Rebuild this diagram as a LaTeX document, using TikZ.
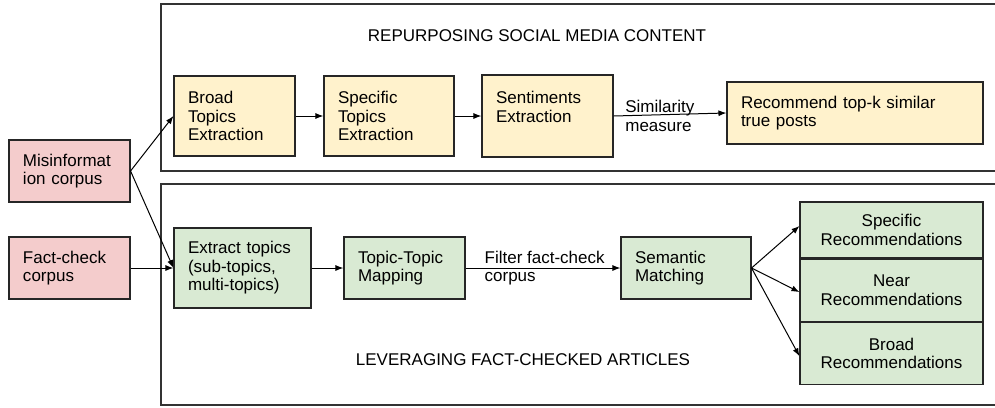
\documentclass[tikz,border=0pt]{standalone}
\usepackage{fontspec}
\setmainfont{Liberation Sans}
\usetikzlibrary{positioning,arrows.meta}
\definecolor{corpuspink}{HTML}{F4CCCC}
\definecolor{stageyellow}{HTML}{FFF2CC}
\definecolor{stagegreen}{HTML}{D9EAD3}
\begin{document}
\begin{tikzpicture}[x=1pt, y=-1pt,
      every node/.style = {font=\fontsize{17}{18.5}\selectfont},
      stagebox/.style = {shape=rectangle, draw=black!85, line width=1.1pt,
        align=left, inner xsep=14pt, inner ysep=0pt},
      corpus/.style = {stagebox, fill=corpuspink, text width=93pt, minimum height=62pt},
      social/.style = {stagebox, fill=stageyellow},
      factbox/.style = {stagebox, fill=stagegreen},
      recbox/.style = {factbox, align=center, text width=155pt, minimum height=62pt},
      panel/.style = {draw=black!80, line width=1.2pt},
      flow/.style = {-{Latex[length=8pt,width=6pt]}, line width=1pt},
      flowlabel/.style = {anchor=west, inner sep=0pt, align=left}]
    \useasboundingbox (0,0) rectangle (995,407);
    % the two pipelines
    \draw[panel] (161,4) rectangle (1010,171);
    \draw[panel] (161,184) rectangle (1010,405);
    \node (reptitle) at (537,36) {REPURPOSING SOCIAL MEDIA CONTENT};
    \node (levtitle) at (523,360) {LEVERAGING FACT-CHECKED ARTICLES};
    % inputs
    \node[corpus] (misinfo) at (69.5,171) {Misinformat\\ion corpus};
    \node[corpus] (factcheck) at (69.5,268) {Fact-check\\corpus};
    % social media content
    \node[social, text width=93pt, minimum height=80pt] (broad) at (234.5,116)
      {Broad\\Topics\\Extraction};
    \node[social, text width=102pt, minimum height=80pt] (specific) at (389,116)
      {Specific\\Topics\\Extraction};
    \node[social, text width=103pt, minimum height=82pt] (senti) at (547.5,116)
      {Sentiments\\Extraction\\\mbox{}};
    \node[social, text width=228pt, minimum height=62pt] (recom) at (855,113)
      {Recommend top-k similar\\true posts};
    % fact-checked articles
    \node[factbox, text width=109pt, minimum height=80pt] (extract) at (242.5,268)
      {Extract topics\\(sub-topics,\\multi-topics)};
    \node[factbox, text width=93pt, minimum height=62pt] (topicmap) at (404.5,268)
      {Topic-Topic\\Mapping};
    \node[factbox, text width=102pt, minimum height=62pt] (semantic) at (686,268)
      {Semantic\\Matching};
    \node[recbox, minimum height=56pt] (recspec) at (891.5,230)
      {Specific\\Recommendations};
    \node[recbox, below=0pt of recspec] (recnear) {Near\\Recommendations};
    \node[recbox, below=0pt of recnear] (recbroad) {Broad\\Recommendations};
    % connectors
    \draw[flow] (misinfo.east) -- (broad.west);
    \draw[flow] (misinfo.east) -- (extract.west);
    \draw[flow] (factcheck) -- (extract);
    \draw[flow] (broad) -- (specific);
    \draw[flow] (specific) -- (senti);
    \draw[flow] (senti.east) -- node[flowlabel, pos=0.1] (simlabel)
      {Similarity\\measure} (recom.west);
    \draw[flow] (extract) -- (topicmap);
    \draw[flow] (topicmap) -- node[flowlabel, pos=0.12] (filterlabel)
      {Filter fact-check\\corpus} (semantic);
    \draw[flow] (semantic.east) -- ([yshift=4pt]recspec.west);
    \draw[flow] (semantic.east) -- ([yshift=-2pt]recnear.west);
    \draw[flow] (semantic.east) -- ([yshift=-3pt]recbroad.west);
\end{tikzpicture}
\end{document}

----

Challenge:
Pictures in the data above should not be copied; transcribe everything else exactly.

Expected answer:
Rebuild this diagram as a LaTeX document, using TikZ.
\documentclass[tikz,border=0pt]{standalone}
\usepackage{fontspec}
\setmainfont{Liberation Sans}
\usetikzlibrary{positioning,arrows.meta}
\definecolor{corpuspink}{HTML}{F4CCCC}
\definecolor{stageyellow}{HTML}{FFF2CC}
\definecolor{stagegreen}{HTML}{D9EAD3}
\begin{document}
\begin{tikzpicture}[x=1pt, y=-1pt,
      every node/.style = {font=\fontsize{17}{18.5}\selectfont},
      stagebox/.style = {shape=rectangle, draw=black!85, line width=1.1pt,
        align=left, inner xsep=14pt, inner ysep=0pt},
      corpus/.style = {stagebox, fill=corpuspink, text width=93pt, minimum height=62pt},
      social/.style = {stagebox, fill=stageyellow},
      factbox/.style = {stagebox, fill=stagegreen},
      recbox/.style = {factbox, align=center, text width=155pt, minimum height=62pt},
      panel/.style = {draw=black!80, line width=1.2pt},
      flow/.style = {-{Latex[length=8pt,width=6pt]}, line width=1pt},
      flowlabel/.style = {anchor=west, inner sep=0pt, align=left}]
    \useasboundingbox (0,0) rectangle (995,407);
    % the two pipelines
    \draw[panel] (161,4) rectangle (1010,171);
    \draw[panel] (161,184) rectangle (1010,405);
    \node (reptitle) at (537,36) {REPURPOSING SOCIAL MEDIA CONTENT};
    \node (levtitle) at (523,360) {LEVERAGING FACT-CHECKED ARTICLES};
    % inputs
    \node[corpus] (misinfo) at (69.5,171) {Misinformat\\ion corpus};
    \node[corpus] (factcheck) at (69.5,268) {Fact-check\\corpus};
    % social media content
    \node[social, text width=93pt, minimum height=80pt] (broad) at (234.5,116)
      {Broad\\Topics\\Extraction};
    \node[social, text width=102pt, minimum height=80pt] (specific) at (389,116)
      {Specific\\Topics\\Extraction};
    \node[social, text width=103pt, minimum height=82pt] (senti) at (547.5,116)
      {Sentiments\\Extraction\\\mbox{}};
    \node[social, text width=228pt, minimum height=62pt] (recom) at (855,113)
      {Recommend top-k similar\\true posts};
    % fact-checked articles
    \node[factbox, text width=109pt, minimum height=80pt] (extract) at (242.5,268)
      {Extract topics\\(sub-topics,\\multi-topics)};
    \node[factbox, text width=93pt, minimum height=62pt] (topicmap) at (404.5,268)
      {Topic-Topic\\Mapping};
    \node[factbox, text width=102pt, minimum height=62pt] (semantic) at (686,268)
      {Semantic\\Matching};
    \node[recbox, minimum height=56pt] (recspec) at (891.5,230)
      {Specific\\Recommendations};
    \node[recbox, below=0pt of recspec] (recnear) {Near\\Recommendations};
    \node[recbox, below=0pt of recnear] (recbroad) {Broad\\Recommendations};
    % connectors
    \draw[flow] (misinfo.east) -- (broad.west);
    \draw[flow] (misinfo.east) -- (extract.west);
    \draw[flow] (factcheck) -- (extract);
    \draw[flow] (broad) -- (specific);
    \draw[flow] (specific) -- (senti);
    \draw[flow] (senti.east) -- node[flowlabel, pos=0.1] (simlabel)
      {Similarity\\measure} (recom.west);
    \draw[flow] (extract) -- (topicmap);
    \draw[flow] (topicmap) -- node[flowlabel, pos=0.12] (filterlabel)
      {Filter fact-check\\corpus} (semantic);
    \draw[flow] (semantic.east) -- ([yshift=4pt]recspec.west);
    \draw[flow] (semantic.east) -- ([yshift=-2pt]recnear.west);
    \draw[flow] (semantic.east) -- ([yshift=-3pt]recbroad.west);
\end{tikzpicture}
\end{document}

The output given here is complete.